Seni Gayung Fatani
- Emblem of the Seni Gayung Fatani
- Also known as: Gayung Fatani
- Date founded: 14 September 1976
- Country of origin: Malaysia
- Founder: Anuar Abdul Wahab (1945–2009)
- Current head: Mohd Safwan Abu Hassan
- Arts taught: Silat
- Official website: Seni Gayung Fatani Malaysia

= Seni Gayung Fatani =

Seni Gayung Fatani is a martial art, specifically a style of silat from Malaysia based on the art of war, the combination punch and kick striking, joint-locking and grappling techniques, and various type of melee weapon. In Malay, the word seni means art and gayung is a word for martial arts, synonymous with silat. Fatani means wise in Arabic and was chosen in 1976 by the councils of Guru Tua (Senior Masters). The first grandmaster of the silat is Tuan Guru Hj Anuar Abd. Wahab (1976–2009). The second grandmaster was Tuan Guru Aminuddin Haji Anuar (2009–2023) and the current grandmaster of Seni Gayung Fatani Malaysia (from 2023) is Grandmaster Mohd Safwan Abu Hassan.

== Origin ==

Seni Gayung Fatani originated from the Malays Empire. In 1840, it was brought to Kedah by Syeikh Abdul Rahman. The style was expanded upon by his son Tok Yah Ramli. Another of Abdul Rahman's students was Pak Teh Mat Ali who taught this style to Pak Andak Embong, who in turn passed it down to Tuan Guru Anuar Abdul Wahab. When it was registered in 1976 as an association under the government's Society Act, it was formally renamed the Seni Gayung Fatani Association.

== Silat Curriculum ==

Silat practitioners learn different styles of attacking and defensive skills such as Elakan (avoidance techniques), Tangkisan (blocking techniques), Tangkapan (catching techniques), Potong (counter-strikes), Amuk (rampaging with due diligence), and weaponry systems such as sickles, swords, cudgels, kris (a short wavy dagger), ropes, walking sticks made of hardwood, daggers with straight cutting edges, and trisulas. Practical self-defense, unarmed self-defense, and self-defense with knives will also be taught at each silat level.

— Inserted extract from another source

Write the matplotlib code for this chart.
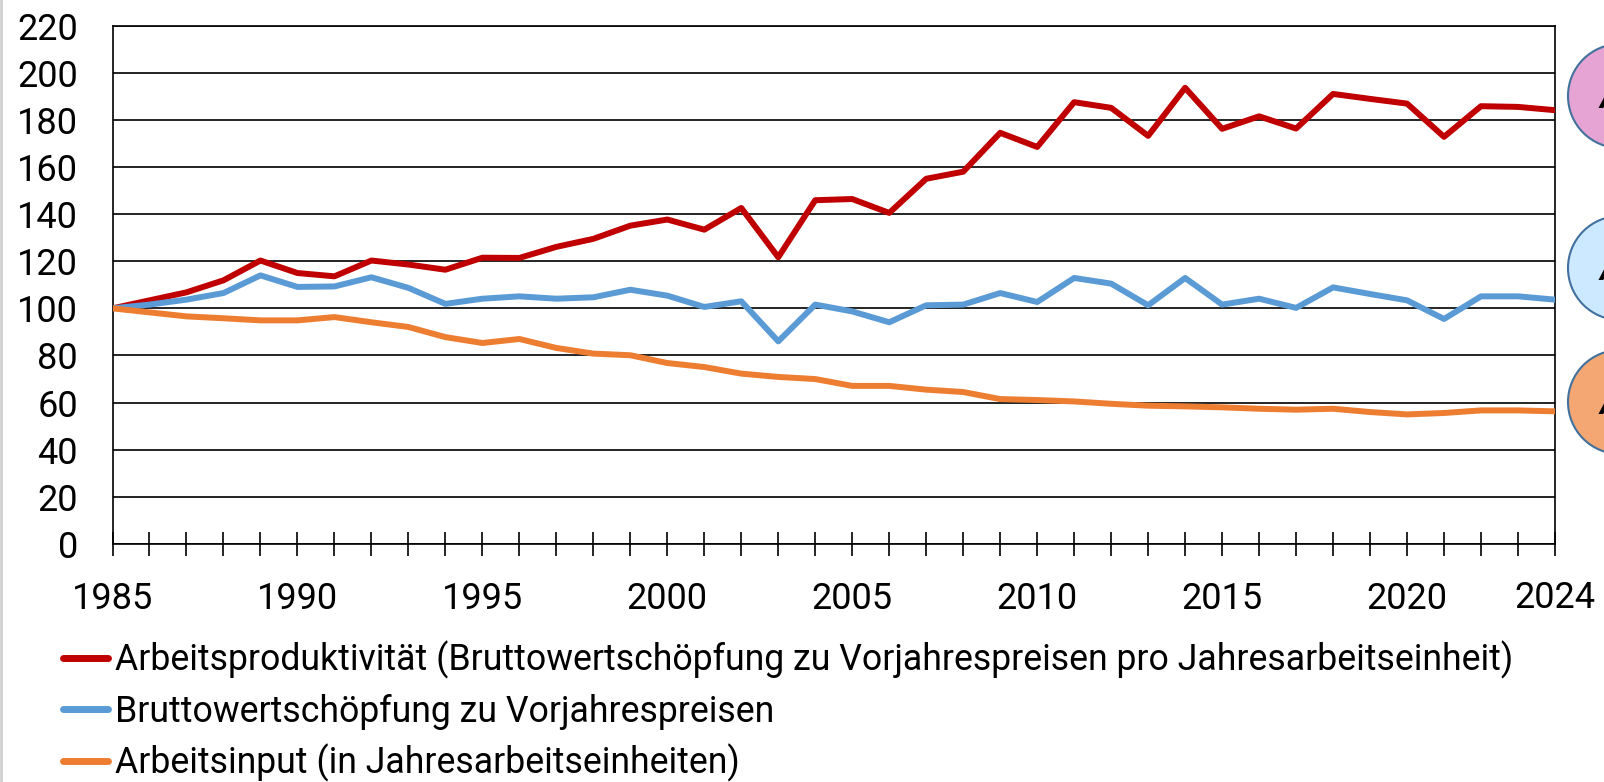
import matplotlib
matplotlib.use("Agg")
import matplotlib.pyplot as plt
from matplotlib.patches import Ellipse

plt.rcParams['font.family'] = ['Roboto', 'DejaVu Sans']

# Jahre und Indexwerte (1985 = 100)
jahre = list(range(1985, 2025))

arbeitsproduktivitaet = [100, 103.4, 106.8, 111.9, 120.3, 115.0, 113.6, 120.3, 118.6, 116.4,
                         121.5, 121.4, 126.1, 129.5, 135.1, 137.7, 133.4, 142.6, 121.7, 145.9,
                         146.4, 140.5, 155.0, 158.0, 174.5, 168.5, 187.5, 185.1, 173.2, 193.6,
                         176.2, 181.5, 176.3, 191.0, 188.9, 186.9, 172.8, 185.8, 185.5, 184.1]

bruttowertschoepfung = [100, 101.6, 103.7, 106.5, 114.0, 109.1, 109.3, 113.2, 108.7, 101.9,
                        104.1, 105.1, 104.1, 104.7, 107.9, 105.4, 100.6, 103.0, 86.0, 101.6,
                        98.7, 94.1, 101.3, 101.6, 106.5, 102.7, 112.9, 110.5, 101.3, 112.9,
                        101.6, 104.1, 100.2, 108.9, 106.1, 103.4, 95.5, 105.1, 105.1, 103.7]

arbeitsinput = [100, 98.3, 96.6, 95.8, 94.9, 94.9, 96.3, 94.1, 92.1, 87.8,
                85.3, 87.0, 83.2, 80.8, 80.1, 76.8, 75.1, 72.3, 70.9, 70.0,
                67.1, 67.1, 65.5, 64.5, 61.5, 61.1, 60.5, 59.5, 58.7, 58.4,
                58.0, 57.4, 57.0, 57.4, 56.0, 55.0, 55.6, 56.7, 56.7, 56.3]

labels = ['Arbeitsproduktivität (Bruttowertschöpfung zu Vorjahrespreisen pro Jahresarbeitseinheit)',
          'Bruttowertschöpfung zu Vorjahrespreisen',
          'Arbeitsinput (in Jahresarbeitseinheiten)']
farben = ['#C00000', '#5B9BD5', '#ED7D31']

beschriftete_jahre = [1985, 1990, 1995, 2000, 2005, 2010, 2015, 2020]
y_ticks = list(range(0, 221, 20))

fs = 26

fig = plt.figure(figsize=(16.04, 7.82), dpi=100)
ax = fig.add_axes([112.5 / 1604, 1 - 544 / 782, (1555 - 112.5) / 1604, (544 - 25.6) / 782])

for werte, farbe, lab in zip([arbeitsproduktivitaet, bruttowertschoepfung, arbeitsinput], farben, labels):
    ax.plot(jahre, werte, color=farbe, lw=4.3, label=lab, solid_capstyle='round', zorder=3)

ax.set_xlim(1985, 2024)
ax.set_ylim(0, 220)
ax.set_yticks(y_ticks)
ax.yaxis.grid(True, color='black', lw=1.2)
ax.set_axisbelow(True)

ax.set_xticks(jahre)
ax.set_xticklabels([str(j) if j in beschriftete_jahre else '' for j in jahre])
ax.tick_params(axis='x', direction='inout', length=17, width=1.2, pad=18, labelsize=fs)
ax.tick_params(axis='y', length=0, pad=25, labelsize=fs)
ax.annotate('2024', xy=(2024, 0), xycoords=('data', 'axes fraction'), xytext=(0, -26),
            textcoords='offset points', ha='center', va='top', fontsize=fs)

for s in ['left', 'right', 'bottom', 'top']:
    ax.spines[s].set_linewidth(1.2)
    ax.spines[s].set_color('black')

leg = fig.legend(loc='upper left', bbox_to_anchor=(63 / 1604, 1 - 641 / 782), frameon=False,
                 fontsize=25.7, handlelength=1.25, handletextpad=0.2, borderpad=0,
                 borderaxespad=0, labelspacing=0.4)
for h in leg.get_lines():
    h.set_linewidth(5)

# Ellipsen am rechten Rand (angeschnitten)
overlay = fig.add_axes([0, 0, 1, 1], zorder=5)
overlay.set_xlim(0, 1604)
overlay.set_ylim(782, 0)
overlay.axis('off')
for yc, fc in [(96, '#E6A4D4'), (268, '#CCE9FF'), (402, '#F4A673')]:
    overlay.add_patch(Ellipse((1620, yc), 104, 104, facecolor=fc, edgecolor='#41719C', lw=1.5))
    overlay.text(1600, yc + 3, 'A', fontsize=22, fontweight='bold', fontstyle='italic',
                 ha='left', va='center', color='black')
overlay.plot([1, 1], [0, 782], color='#D0D0D0', lw=2)

fig.savefig('out.png', dpi=100)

This comprehensive training ensures that silat practitioners are prepared to handle various types of strikes, whether in one-on-one situations or group encounters. The syllabus at each level explains how to navigate different fighting scenarios, reminiscent of strategies employed in ancient Malay warfare. It is crucial to understand that Silat Malaysia teaches its students that prevention is better than cure; it's preferable to avoid a fight than to engage in one. In silat, harming or killing others is prohibited, except in desperate situations where there is no alternative for defending oneself. Fighting is seen as a last resort when there are no other solutions to prevent being killed.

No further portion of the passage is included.